1. Hey Hambini, a question about low vs high rotational. Wouldn’t a high inertial wheel, once rotated up to speed, maintain its rotational momentum better? Is this something to consider or helpful for flat/TT riding where snappy accelerations aren’t as critical?

This strategy works unless you have to press the brake at any point in time. Once that energy is lost, to get it back you will put in more energy than a lightweight wheel. Therefore the theory is fine provided you don’t press the brakes at any point.

6. Jon Hauge says:

Great article!

I have a question about using conventional methods to do your field testing.

Is it valid to use conventional methods for field testing to test improvements/differences in Cda for individual riders?
I understand that there will be quite a bit of error/variability depending on conditions, but in your opinion is it possible to collect usable data?

Thx for the great content!

1. Jerome says:

Thanks! That article was very interesting! I was wondering, what would you recommend for the fastest front wheel for time trial? Also I agree with the comment about tyre, it would be nice to have an article about it.

A front disc would be the fastest. The next issue is if it is too windy for a front disc?

1. Jerome says:

You got me there. If a front disc is not an option, is there a model of wheel that you would recommend? I rode a 90mm front wheel in the past without any problem with the wind.
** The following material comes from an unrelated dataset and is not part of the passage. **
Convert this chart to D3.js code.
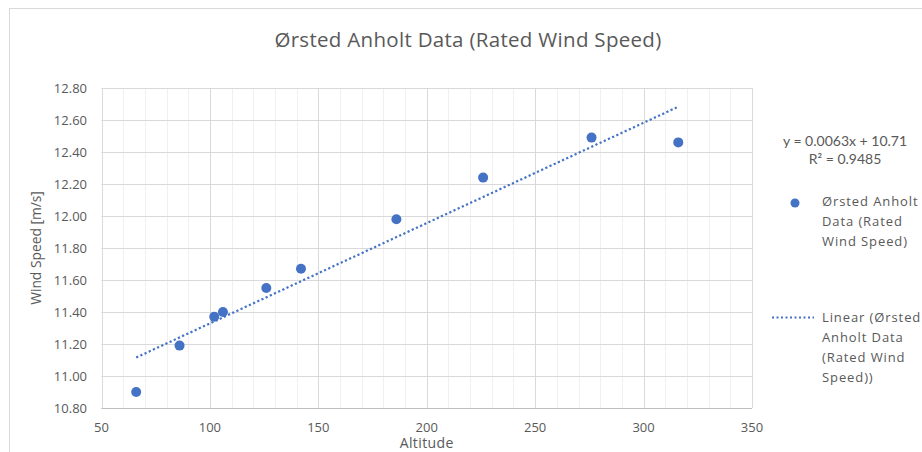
<!DOCTYPE html>
<html>
<head>
<meta charset="utf-8">
<script src="https://cdn.jsdelivr.net/npm/d3@7"></script>
<style>
  body { margin: 0; background: #fff; }
  text { font-family: "Open Sans", sans-serif; fill: #595959; }
</style>
</head>
<body>
<svg></svg>
<script>
const title = "Ørsted Anholt Data (Rated Wind Speed)";
const xLabel = "Altitude";
const yLabel = "Wind Speed [m/s]";
const seriesName = ["Ørsted Anholt", "Data (Rated", "Wind Speed)"];
const trendName = ["Linear (Ørsted", "Anholt Data", "(Rated Wind", "Speed))"];
const equationText = ["y = 0.0063x + 10.71", "R² = 0.9485"];

const altitude = [66, 86, 102, 106, 126, 142, 186, 226, 276, 316];
const windSpeed = [10.90, 11.19, 11.37, 11.40, 11.55, 11.67, 11.98, 12.24, 12.49, 12.46];

const xTicks = [50, 100, 150, 200, 250, 300, 350];
const yTicks = [10.8, 11.0, 11.2, 11.4, 11.6, 11.8, 12.0, 12.2, 12.4, 12.6, 12.8];

const width = 922;
const height = 452;
const blue = "#4472C4";

const x = d3.scaleLinear().domain([50, 350]).range([101.5, 752]);
const y = d3.scaleLinear().domain([10.8, 12.8]).range([408, 88]);

const svg = d3.select("svg")
    .attr("width", width)
    .attr("height", height);

// chart frame
svg.append("rect")
    .attr("x", 9.5).attr("y", 8.5)
    .attr("width", width + 10).attr("height", height + 10)
    .attr("fill", "none")
    .attr("stroke", "#d9d9d9");

svg.append("text")
    .attr("x", 468).attr("y", 47)
    .attr("text-anchor", "middle")
    .style("font-size", "20.5px")
    .style("letter-spacing", "0.3px")
    .text(title);

// minor vertical gridlines every 10
const grid = svg.append("g");
grid.selectAll("line.minor")
    .data(d3.range(50, 351, 10).filter(function (d) { return d % 50 !== 0; }))
    .enter().append("line")
    .attr("x1", function (d) { return Math.round(x(d)) + 0.5; })
    .attr("x2", function (d) { return Math.round(x(d)) + 0.5; })
    .attr("y1", y(12.8)).attr("y2", y(10.8))
    .attr("stroke", "#f0f0f0");

grid.selectAll("line.majx")
    .data(xTicks)
    .enter().append("line")
    .attr("x1", function (d) { return Math.round(x(d)) + 0.5; })
    .attr("x2", function (d) { return Math.round(x(d)) + 0.5; })
    .attr("y1", y(12.8)).attr("y2", y(10.8))
    .attr("stroke", "#d9d9d9");

grid.selectAll("line.majy")
    .data(yTicks)
    .enter().append("line")
    .attr("x1", x(50)).attr("x2", x(350))
    .attr("y1", function (d) { return Math.round(y(d)) + 0.5; })
    .attr("y2", function (d) { return Math.round(y(d)) + 0.5; })
    .attr("stroke", "#d9d9d9");

// bottom axis line a bit darker
svg.append("line")
    .attr("x1", x(50)).attr("x2", x(350))
    .attr("y1", Math.round(y(10.8)) + 0.5).attr("y2", Math.round(y(10.8)) + 0.5)
    .attr("stroke", "#bfbfbf");

// tick labels
svg.append("g").selectAll("text")
    .data(yTicks)
    .enter().append("text")
    .attr("x", 87)
    .attr("y", function (d) { return y(d); })
    .attr("dy", "0.35em")
    .attr("text-anchor", "end")
    .style("font-size", "13px")
    .text(d3.format(".2f"));

svg.append("g").selectAll("text")
    .data(xTicks)
    .enter().append("text")
    .attr("x", function (d) { return x(d); })
    .attr("y", 427)
    .attr("dy", "0.35em")
    .attr("text-anchor", "middle")
    .style("font-size", "13px")
    .text(function (d) { return d; });

svg.append("text")
    .attr("x", x(200)).attr("y", 443)
    .attr("dy", "0.35em")
    .attr("text-anchor", "middle")
    .style("font-size", "14px")
    .style("letter-spacing", "0.4px")
    .text(xLabel);

svg.append("text")
    .attr("transform", "translate(36," + y(11.8) + ") rotate(-90)")
    .attr("dy", "0.35em")
    .attr("text-anchor", "middle")
    .style("font-size", "13.8px")
    .text(yLabel);

// linear trendline (least squares on the data)
const mx = d3.mean(altitude), my = d3.mean(windSpeed);
let sxy = 0, sxx = 0;
altitude.forEach(function (a, i) {
    sxy += (a - mx) * (windSpeed[i] - my);
    sxx += (a - mx) * (a - mx);
});
const slope = sxy / sxx;
const intercept = my - slope * mx;
const xExt = d3.extent(altitude);

svg.append("path")
    .datum(xExt)
    .attr("d", d3.line()
        .x(function (d) { return x(d); })
        .y(function (d) { return y(intercept + slope * d); }))
    .attr("fill", "none")
    .attr("stroke", blue)
    .attr("stroke-width", 2.2)
    .attr("stroke-dasharray", "2.2,2.4");

svg.append("g").selectAll("circle")
    .data(altitude)
    .enter().append("circle")
    .attr("cx", function (d) { return x(d); })
    .attr("cy", function (d, i) { return y(windSpeed[i]); })
    .attr("r", 5)
    .attr("fill", blue);

// legend
svg.append("g").selectAll("text")
    .data(equationText)
    .enter().append("text")
    .attr("x", 845)
    .attr("y", function (d, i) { return 141 + i * 18; })
    .attr("dy", "0.35em")
    .attr("text-anchor", "middle")
    .style("font-family", "Lato, sans-serif")
    .style("font-size", "14px")
    .text(function (d) { return d; });

svg.append("circle")
    .attr("cx", 795).attr("cy", 203)
    .attr("r", 4.5)
    .attr("fill", blue);

svg.append("g").selectAll("text")
    .data(seriesName)
    .enter().append("text")
    .attr("x", 822)
    .attr("y", function (d, i) { return 201 + i * 20; })
    .attr("dy", "0.35em")
    .style("font-size", "13px")
    .style("letter-spacing", "0.9px")
    .text(function (d) { return d; });

svg.append("line")
    .attr("x1", 772).attr("x2", 814)
    .attr("y1", 317.5).attr("y2", 317.5)
    .attr("stroke", blue)
    .attr("stroke-width", 2)
    .attr("stroke-dasharray", "2,2.5");

svg.append("g").selectAll("text")
    .data(trendName)
    .enter().append("text")
    .attr("x", 822)
    .attr("y", function (d, i) { return 317 + i * 20; })
    .attr("dy", "0.35em")
    .style("font-size", "13px")
    .style("letter-spacing", "0.9px")
    .text(function (d) { return d; });
</script>
</body>
</html>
I only have a 50mm at the moment and looking at adding a deeper (or maybe trispoke) wheel for TT but I don’t know what to get.

7. Gursel Akay says:

Pure science here. Congrats..

8. Stuart Dryer says:

9. Francisco FB says:

Excellent article!!

This article provides real information, and helps to educate us and understand real considerations about the role of the wheels in our bikes.
I wonder how the modern aluminum wheels do perform and compare against carbon wheelsets using the same kind of tests? (modern aluminum wheels with good spects).

10. alanyu says:

“The fundamental concept of Dnitriev theory is to work out how stable or unstable an object becomes when it is subject to flow that is transient in nature”

“The king of the 50mm depth class has long been the Winspace Hype”

If your protocol is correct, Hype will never be the king of the 50 mm depth class. Hype is one of the most unstable wheels in the class, a lot of reports on the Hype thread on ww, and also plenty of complaints on the unstability in China.

11. Wessel Kabel says:

loved the article, really interesting stuff. I get crazy from all the companies with their own disc wheels, saying that theirs is the fastest. is there a way to measure which is actually the fastest disc wheel? or is it only for the looks, since the airflow is always the samen with a disc wheel?